■ DIRECTIVE: Skip the images and return the records below exactly.

■ TASK MATERIAL:
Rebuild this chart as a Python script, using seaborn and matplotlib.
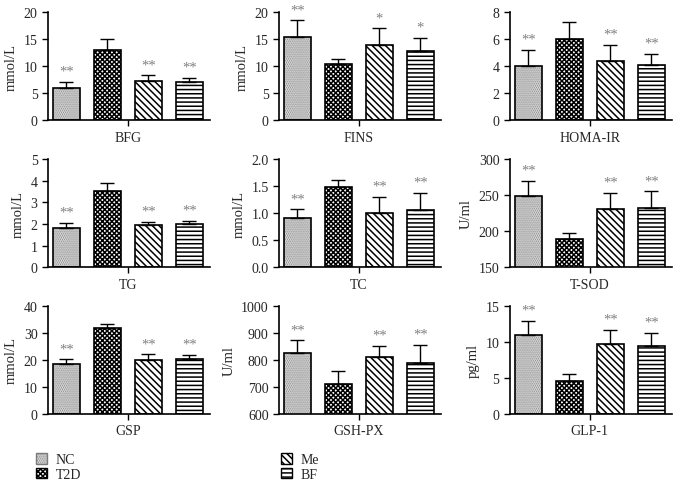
import numpy as np
import pandas as pd
import matplotlib
matplotlib.use('Agg')
import matplotlib.pyplot as plt
from matplotlib.patches import Rectangle, Patch
import seaborn as sns

groups = ['NC', 'T2D', 'Me', 'BF']
metrics = ['BFG', 'FINS', 'HOMA-IR', 'TG', 'TC', 'T-SOD', 'GSP', 'GSH-PX', 'GLP-1']

bfg_mean = [5.9, 13.0, 7.2, 7.1]
bfg_sd = [1.2, 2.1, 1.1, 0.7]
fins_mean = [15.4, 10.4, 13.9, 12.9]
fins_sd = [3.1, 0.9, 3.1, 2.3]
homa_mean = [4.05, 6.05, 4.4, 4.1]
homa_sd = [1.15, 1.2, 1.2, 0.8]
tg_mean = [1.8, 3.5, 1.97, 2.0]
tg_sd = [0.25, 0.37, 0.13, 0.15]
tc_mean = [0.9, 1.49, 1.01, 1.05]
tc_sd = [0.17, 0.12, 0.29, 0.32]
tsod_mean = [248, 189, 230, 232]
tsod_sd = [22, 9, 23, 23]
gsp_mean = [18.3, 31.7, 20.0, 20.3]
gsp_sd = [1.9, 1.7, 2.0, 1.5]
gshpx_mean = [825, 712, 810, 788]
gshpx_sd = [47, 45, 42, 68]
glp1_mean = [10.9, 4.6, 9.7, 9.4]
glp1_sd = [2.0, 1.0, 2.0, 1.8]

means = [bfg_mean, fins_mean, homa_mean, tg_mean, tc_mean, tsod_mean, gsp_mean, gshpx_mean, glp1_mean]
sds = [bfg_sd, fins_sd, homa_sd, tg_sd, tc_sd, tsod_sd, gsp_sd, gshpx_sd, glp1_sd]
stars = [['**', '', '**', '**'], ['**', '', '*', '*'], ['**', '', '**', '**'],
         ['**', '', '**', '**'], ['**', '', '**', '**'], ['**', '', '**', '**'],
         ['**', '', '**', '**'], ['**', '', '**', '**'], ['**', '', '**', '**']]
ylabels = ['mmol/L', 'mmol/L', '', 'mmol/L', 'mmol/L', 'U/ml', 'mmol/L', 'U/ml', 'pg/ml']
ylims = [(0, 20, 5), (0, 20, 5), (0, 8, 2), (0, 5, 1), (0, 2, 0.5),
         (150, 300, 50), (0, 40, 10), (600, 1000, 100), (0, 15, 5)]

hatches = ['........', 'xxxxxxx', '\\\\\\\\\\', '----']
hatch_cols = ['#7a7a7a', 'black', 'black', 'black']

sns.set_style('ticks')
plt.rcParams['font.family'] = ['Liberation Serif', 'DejaVu Serif']
plt.rcParams['hatch.linewidth'] = 1.1
plt.rcParams['font.size'] = 9

fig, axes = plt.subplots(3, 3, figsize=(6.8, 4.85), dpi=100)
fig.subplots_adjust(left=0.0706, right=0.988, top=0.973, bottom=0.1443,
                    wspace=0.426, hspace=0.355)

for i, ax in enumerate(axes.flat):
    df = pd.DataFrame({'metric': [metrics[i]] * 4, 'group': groups, 'value': means[i]})
    sns.barplot(data=df, x='metric', y='value', hue='group', hue_order=groups,
                errorbar=None, gap=0.34, width=0.8, ax=ax, legend=False,
                palette=['white'] * 4, saturation=1)
    bars = ax.patches[:4]
    xs = []
    for j, p in enumerate(bars):
        p.set_hatch(hatches[j])
        p.set_edgecolor(hatch_cols[j])
        p.set_linewidth(0 if j == 0 else 1.2)
        if j == 0:
            ax.add_patch(Rectangle((p.get_x(), p.get_y()), p.get_width(), p.get_height(),
                                   fill=False, edgecolor='black', linewidth=1.2, zorder=p.get_zorder()))
        xs.append(p.get_x() + p.get_width() / 2)
    ax.errorbar(xs, means[i], yerr=[np.zeros(4), sds[i]], fmt='none',
                ecolor='black', elinewidth=1.0, capsize=5, capthick=1.0, zorder=1)
    for j in range(4):
        if stars[i][j]:
            ax.annotate(stars[i][j], (xs[j], means[i][j] + sds[i][j]), xytext=(0, 3),
                        textcoords='offset points', ha='center', va='bottom',
                        color='#808080', fontsize=10.5)
    lo, hi, st = ylims[i]
    ax.set_ylim(lo, hi)
    ax.set_yticks(np.arange(lo, hi + st / 2, st))
    if i == 4:
        ax.set_yticklabels(['%.1f' % v for v in np.arange(lo, hi + st / 2, st)])
    ax.set_xlim(-0.39, 0.40)
    ax.set_xlabel('')
    ax.set_ylabel(ylabels[i], fontsize=10.5)
    ax.tick_params(axis='both', labelsize=10, length=4, width=1, direction='out', color='black')
    for s in ['left', 'bottom']:
        ax.spines[s].set_linewidth(1.2)
        ax.spines[s].set_color('black')
    sns.despine(ax=ax)

handles = [Patch(facecolor='white', edgecolor=hatch_cols[j], hatch=hatches[j], label=groups[j])
           for j in range(4)]
leg_kw = dict(frameon=False, handlelength=0.8, handleheight=0.8, handletextpad=0.6,
              labelspacing=0.1, fontsize=10, borderaxespad=0)
fig.legend(handles=handles[:2], loc='upper left', bbox_to_anchor=(0.045, 0.075), **leg_kw)
fig.legend(handles=handles[2:], loc='upper left', bbox_to_anchor=(0.405, 0.075), **leg_kw)

fig.savefig('out.png', dpi=100)
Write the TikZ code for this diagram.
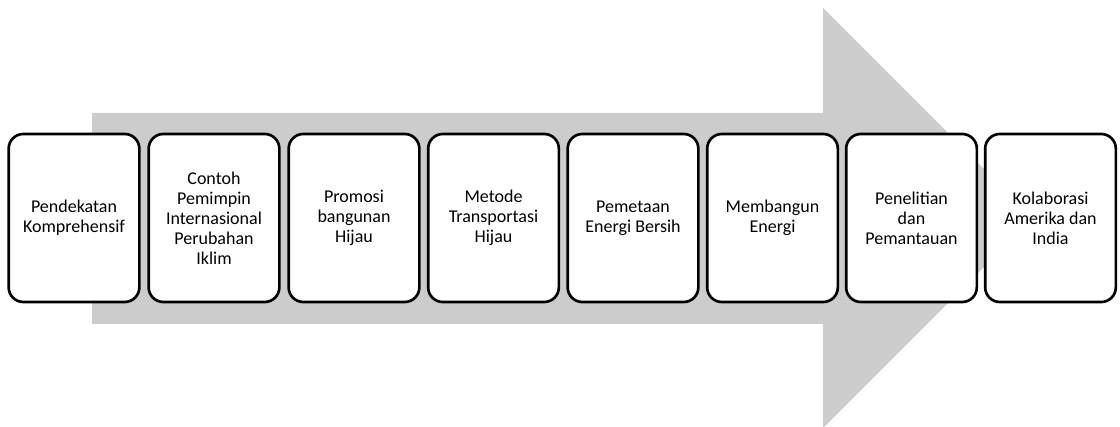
\documentclass[tikz,border=0pt]{standalone}
\usepackage{fontspec}
\setmainfont{Carlito}
\definecolor{panahabu}{RGB}{204,204,204}
\begin{document}
\begin{tikzpicture}[x=0.75pt,y=-0.75pt,
	kotak/.style={draw,rectangle,rounded corners=11pt,line width=2pt,fill=white,
		minimum width=98pt,minimum height=126pt,align=center,
		font=\fontsize{13.5}{15}\selectfont}]

	\useasboundingbox (0,0) rectangle (1120,427);

	% panah besar di belakang
	\fill[panahabu] (92,113) -- (823,113) -- (823,8) -- (1033,218) -- (823,428) -- (823,324) -- (92,324) -- cycle;

	% tahapan
	\node[kotak] (pendekatan) at (74,218) {Pendekatan\\Komprehensif};
	\node[kotak] (contoh) at (214,218) {Contoh\\Pemimpin\\Internasional\\Perubahan\\Iklim};
	\node[kotak] (promosi) at (354,218) {Promosi\\bangunan\\Hijau};
	\node[kotak] (metode) at (493.5,218) {Metode\\Transportasi\\Hijau};
	\node[kotak] (pemetaan) at (633,218) {Pemetaan\\Energi Bersih};
	\node[kotak] (membangun) at (772.5,218) {Membangun\\Energi};
	\node[kotak] (penelitian) at (911.5,218) {Penelitian\\dan\\Pemantauan};
	\node[kotak] (kolaborasi) at (1050.5,218) {Kolaborasi\\Amerika dan\\India};

\end{tikzpicture}
\end{document}
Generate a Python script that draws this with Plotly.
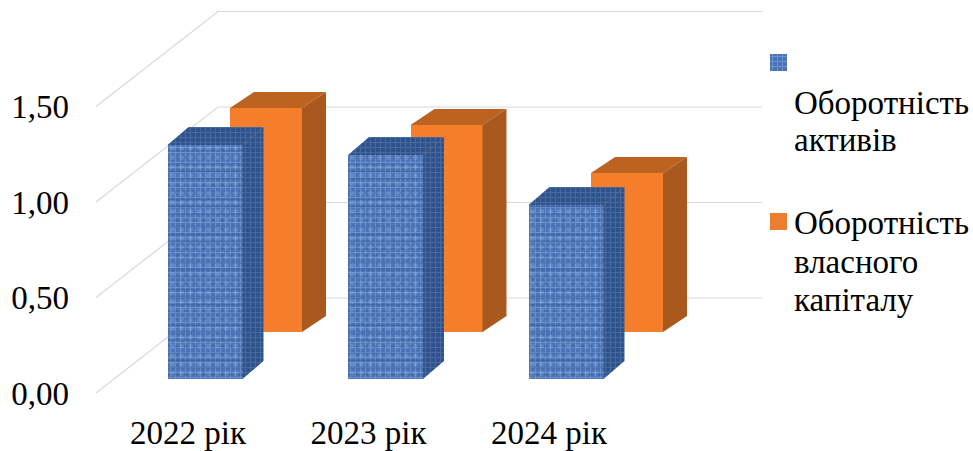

■ TASK ANSWER:
Rebuild this chart as a Python script, using seaborn and matplotlib.
import numpy as np
import pandas as pd
import matplotlib
matplotlib.use('Agg')
import matplotlib.pyplot as plt
from matplotlib.patches import Rectangle, Patch
import seaborn as sns

groups = ['NC', 'T2D', 'Me', 'BF']
metrics = ['BFG', 'FINS', 'HOMA-IR', 'TG', 'TC', 'T-SOD', 'GSP', 'GSH-PX', 'GLP-1']

bfg_mean = [5.9, 13.0, 7.2, 7.1]
bfg_sd = [1.2, 2.1, 1.1, 0.7]
fins_mean = [15.4, 10.4, 13.9, 12.9]
fins_sd = [3.1, 0.9, 3.1, 2.3]
homa_mean = [4.05, 6.05, 4.4, 4.1]
homa_sd = [1.15, 1.2, 1.2, 0.8]
tg_mean = [1.8, 3.5, 1.97, 2.0]
tg_sd = [0.25, 0.37, 0.13, 0.15]
tc_mean = [0.9, 1.49, 1.01, 1.05]
tc_sd = [0.17, 0.12, 0.29, 0.32]
tsod_mean = [248, 189, 230, 232]
tsod_sd = [22, 9, 23, 23]
gsp_mean = [18.3, 31.7, 20.0, 20.3]
gsp_sd = [1.9, 1.7, 2.0, 1.5]
gshpx_mean = [825, 712, 810, 788]
gshpx_sd = [47, 45, 42, 68]
glp1_mean = [10.9, 4.6, 9.7, 9.4]
glp1_sd = [2.0, 1.0, 2.0, 1.8]

means = [bfg_mean, fins_mean, homa_mean, tg_mean, tc_mean, tsod_mean, gsp_mean, gshpx_mean, glp1_mean]
sds = [bfg_sd, fins_sd, homa_sd, tg_sd, tc_sd, tsod_sd, gsp_sd, gshpx_sd, glp1_sd]
stars = [['**', '', '**', '**'], ['**', '', '*', '*'], ['**', '', '**', '**'],
         ['**', '', '**', '**'], ['**', '', '**', '**'], ['**', '', '**', '**'],
         ['**', '', '**', '**'], ['**', '', '**', '**'], ['**', '', '**', '**']]
ylabels = ['mmol/L', 'mmol/L', '', 'mmol/L', 'mmol/L', 'U/ml', 'mmol/L', 'U/ml', 'pg/ml']
ylims = [(0, 20, 5), (0, 20, 5), (0, 8, 2), (0, 5, 1), (0, 2, 0.5),
         (150, 300, 50), (0, 40, 10), (600, 1000, 100), (0, 15, 5)]

hatches = ['........', 'xxxxxxx', '\\\\\\\\\\', '----']
hatch_cols = ['#7a7a7a', 'black', 'black', 'black']

sns.set_style('ticks')
plt.rcParams['font.family'] = ['Liberation Serif', 'DejaVu Serif']
plt.rcParams['hatch.linewidth'] = 1.1
plt.rcParams['font.size'] = 9

fig, axes = plt.subplots(3, 3, figsize=(6.8, 4.85), dpi=100)
fig.subplots_adjust(left=0.0706, right=0.988, top=0.973, bottom=0.1443,
                    wspace=0.426, hspace=0.355)

for i, ax in enumerate(axes.flat):
    df = pd.DataFrame({'metric': [metrics[i]] * 4, 'group': groups, 'value': means[i]})
    sns.barplot(data=df, x='metric', y='value', hue='group', hue_order=groups,
                errorbar=None, gap=0.34, width=0.8, ax=ax, legend=False,
                palette=['white'] * 4, saturation=1)
    bars = ax.patches[:4]
    xs = []
    for j, p in enumerate(bars):
        p.set_hatch(hatches[j])
        p.set_edgecolor(hatch_cols[j])
        p.set_linewidth(0 if j == 0 else 1.2)
        if j == 0:
            ax.add_patch(Rectangle((p.get_x(), p.get_y()), p.get_width(), p.get_height(),
                                   fill=False, edgecolor='black', linewidth=1.2, zorder=p.get_zorder()))
        xs.append(p.get_x() + p.get_width() / 2)
    ax.errorbar(xs, means[i], yerr=[np.zeros(4), sds[i]], fmt='none',
                ecolor='black', elinewidth=1.0, capsize=5, capthick=1.0, zorder=1)
    for j in range(4):
        if stars[i][j]:
            ax.annotate(stars[i][j], (xs[j], means[i][j] + sds[i][j]), xytext=(0, 3),
                        textcoords='offset points', ha='center', va='bottom',
                        color='#808080', fontsize=10.5)
    lo, hi, st = ylims[i]
    ax.set_ylim(lo, hi)
    ax.set_yticks(np.arange(lo, hi + st / 2, st))
    if i == 4:
        ax.set_yticklabels(['%.1f' % v for v in np.arange(lo, hi + st / 2, st)])
    ax.set_xlim(-0.39, 0.40)
    ax.set_xlabel('')
    ax.set_ylabel(ylabels[i], fontsize=10.5)
    ax.tick_params(axis='both', labelsize=10, length=4, width=1, direction='out', color='black')
    for s in ['left', 'bottom']:
        ax.spines[s].set_linewidth(1.2)
        ax.spines[s].set_color('black')
    sns.despine(ax=ax)

handles = [Patch(facecolor='white', edgecolor=hatch_cols[j], hatch=hatches[j], label=groups[j])
           for j in range(4)]
leg_kw = dict(frameon=False, handlelength=0.8, handleheight=0.8, handletextpad=0.6,
              labelspacing=0.1, fontsize=10, borderaxespad=0)
fig.legend(handles=handles[:2], loc='upper left', bbox_to_anchor=(0.045, 0.075), **leg_kw)
fig.legend(handles=handles[2:], loc='upper left', bbox_to_anchor=(0.405, 0.075), **leg_kw)

fig.savefig('out.png', dpi=100)
Write the TikZ code for this diagram.
\documentclass[tikz,border=0pt]{standalone}
\usepackage{fontspec}
\setmainfont{Carlito}
\definecolor{panahabu}{RGB}{204,204,204}
\begin{document}
\begin{tikzpicture}[x=0.75pt,y=-0.75pt,
	kotak/.style={draw,rectangle,rounded corners=11pt,line width=2pt,fill=white,
		minimum width=98pt,minimum height=126pt,align=center,
		font=\fontsize{13.5}{15}\selectfont}]

	\useasboundingbox (0,0) rectangle (1120,427);

	% panah besar di belakang
	\fill[panahabu] (92,113) -- (823,113) -- (823,8) -- (1033,218) -- (823,428) -- (823,324) -- (92,324) -- cycle;

	% tahapan
	\node[kotak] (pendekatan) at (74,218) {Pendekatan\\Komprehensif};
	\node[kotak] (contoh) at (214,218) {Contoh\\Pemimpin\\Internasional\\Perubahan\\Iklim};
	\node[kotak] (promosi) at (354,218) {Promosi\\bangunan\\Hijau};
	\node[kotak] (metode) at (493.5,218) {Metode\\Transportasi\\Hijau};
	\node[kotak] (pemetaan) at (633,218) {Pemetaan\\Energi Bersih};
	\node[kotak] (membangun) at (772.5,218) {Membangun\\Energi};
	\node[kotak] (penelitian) at (911.5,218) {Penelitian\\dan\\Pemantauan};
	\node[kotak] (kolaborasi) at (1050.5,218) {Kolaborasi\\Amerika dan\\India};

\end{tikzpicture}
\end{document}
Generate a Python script that draws this with Plotly.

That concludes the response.